Moving On
But it’s time to move on. As Obama becomes the Democratic nominee, pundits are talking furiously about where Hillary’s eighteen million supporters will go as if we voters are disinterested little children who will wait and be told which line to get into. The pundits will tell us that feminists are angry that she did not win and that we women will then vote against Obama. Ouch!

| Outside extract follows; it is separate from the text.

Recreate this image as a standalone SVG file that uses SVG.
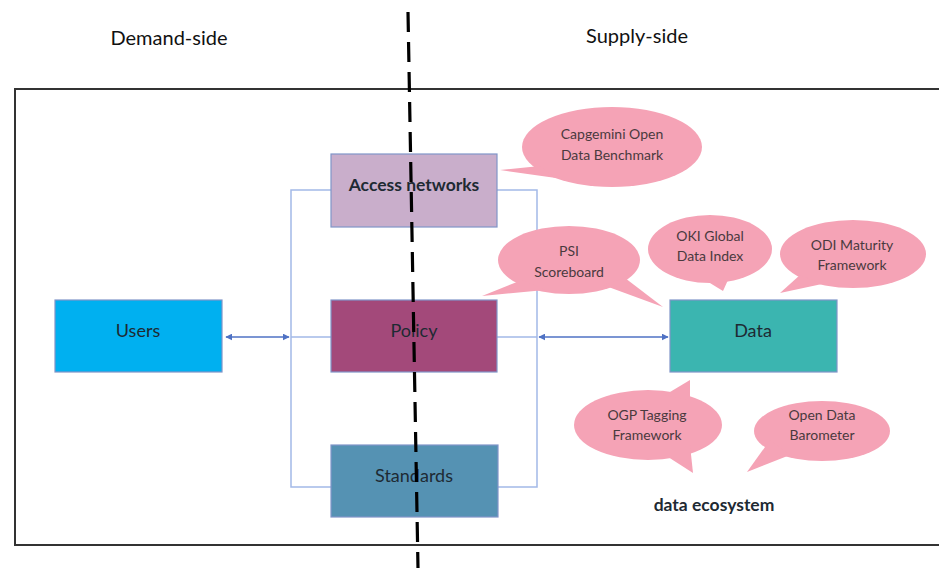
<svg xmlns="http://www.w3.org/2000/svg" width="939" height="568" viewBox="0 0 939 568">
<style>
.lbl{font-family:Lato,"Open Sans","Liberation Sans",sans-serif;text-anchor:middle;fill:#1e2a33}
.side{font-family:Lato,"Open Sans","Liberation Sans",sans-serif;font-size:20px;text-anchor:middle;fill:#111}
.bt{font-family:Lato,"Open Sans","Liberation Sans",sans-serif;font-size:14px;text-anchor:middle;fill:#4a3a3e}
.bub{fill:#F5A3B6}
.box{stroke:#8095c8;stroke-width:1.2}
.conn{fill:none;stroke:#a3b9e8;stroke-width:1.5}
.arr{fill:none;stroke:#4f72c4;stroke-width:1.5}
</style>
<defs>
<marker id="ah" viewBox="0 0 10 10" refX="9" refY="5" markerWidth="7" markerHeight="7" orient="auto-start-reverse" markerUnits="userSpaceOnUse">
<path d="M0,0 L10,5 L0,10 z" fill="#4f72c4"/>
</marker>
</defs>
<rect width="939" height="568" fill="#fff"/>
<text class="side" x="169" y="45">Demand-side</text>
<text class="side" x="637" y="43">Supply-side</text>
<rect x="15" y="89" width="930" height="456" fill="none" stroke="#333" stroke-width="2"/>
<g id="connectors">
<path class="conn" d="M331,190 H291 V487 H331 M497,190 H537 V487 H498 M291,337 H335 M497,337 H537"/>
<line class="arr" x1="226" y1="337" x2="289" y2="337" marker-start="url(#ah)" marker-end="url(#ah)"/>
<line class="arr" x1="539" y1="337" x2="668" y2="337" marker-start="url(#ah)" marker-end="url(#ah)"/>
</g>
<g id="access">
<rect class="box" x="331" y="154" width="166" height="73" fill="#C9AECB"/>
<text class="lbl" x="414" y="191" font-size="17.5" font-weight="bold" fill="#1a1a1a">Access networks</text>
</g>
<g id="policy">
<rect class="box" x="331" y="300" width="166" height="72" fill="#A3497A"/>
<text class="lbl" x="414" y="337" font-size="18">Policy</text>
</g>
<g id="standards">
<rect class="box" x="331" y="445" width="167" height="72" fill="#5592B3"/>
<text class="lbl" x="414" y="482" font-size="18">Standards</text>
</g>
<g id="users">
<rect class="box" x="55" y="300" width="167" height="72" fill="#00B0F0"/>
<text class="lbl" x="138" y="337" font-size="18">Users</text>
</g>
<g id="data">
<rect class="box" x="670" y="300" width="167" height="72" fill="#3BB5B0"/>
<text class="lbl" x="753" y="337" font-size="18">Data</text>
</g>
<g id="capgemini">
<ellipse class="bub" cx="612" cy="147" rx="90" ry="40"/>
<path class="bub" d="M540,166 L500,170 L556,178 z"/>
<text class="bt" x="612" y="139">Capgemini Open</text>
<text class="bt" x="612" y="160">Data Benchmark</text>
</g>
<g id="psi">
<ellipse class="bub" cx="569" cy="260" rx="71" ry="34"/>
<path class="bub" d="M522,280 L482,296 L545,290 z"/>
<path class="bub" d="M603,285 L663,307 L625,278 z"/>
<text class="bt" x="569" y="256">PSI</text>
<text class="bt" x="569" y="277">Scoreboard</text>
</g>
<g id="oki">
<ellipse class="bub" cx="710" cy="249" rx="62" ry="34"/>
<path class="bub" d="M705,280 L723,291 L728,280 z"/>
<text class="bt" x="710" y="241">OKI Global</text>
<text class="bt" x="710" y="261">Data Index</text>
</g>
<g id="odi">
<ellipse class="bub" cx="853" cy="254" rx="73" ry="34"/>
<path class="bub" d="M800,275 L780,293 L822,284 z"/>
<text class="bt" x="852" y="250">ODI Maturity</text>
<text class="bt" x="852" y="270">Framework</text>
</g>
<g id="ogp">
<ellipse class="bub" cx="648" cy="425" rx="74" ry="35"/>
<path class="bub" d="M665,395 L690,380 L690,400 z"/>
<path class="bub" d="M665,455 L693,473 L690,445 z"/>
<text class="bt" x="647" y="420">OGP Tagging</text>
<text class="bt" x="647" y="440">Framework</text>
</g>
<g id="barometer">
<ellipse class="bub" cx="822" cy="431" rx="68" ry="30"/>
<path class="bub" d="M770,440 L747,472 L790,455 z"/>
<text class="bt" x="822" y="420">Open Data</text>
<text class="bt" x="822" y="440">Barometer</text>
</g>
<text class="lbl" x="714" y="511" font-size="17.5" font-weight="bold" fill="#111">data ecosystem</text>
<line x1="408" y1="12" x2="418" y2="568" stroke="#000" stroke-width="3.2" stroke-dasharray="20,10"/>
</svg>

Perhaps there is a small minority of Democratic women who are disinterested in the issues and will vote for McCain instead, but the majority of Hillary supporters are apt to vote for Obama now. I can’t imagine that anyone seriously interested in Hillary would suddenly rally around an anti-choice Republican who does not seem concerned about the forty-seven million uninsured Americans or the rising numbers of American soldiers who are committing suicide. The assumption that even a sizable segment of Hillary supporters are pissed off and will vote against Obama—or worse, will need the security of McCain in an age of terrorism—is patronizing at best, misguided at worst. We Hillary supporters are not so mercurial.
Hillary’s female supporters are practical. And although many of us—myself included—were invested in seeing the first qualified woman run this country, we’re not so stubborn to leave the Democratic party in the dust, are we? Barack Obama’s platform is very similar to Hillary Clinton’s. We’re excited about Obama—but more important, we’re hopeful of our nation’s future, too.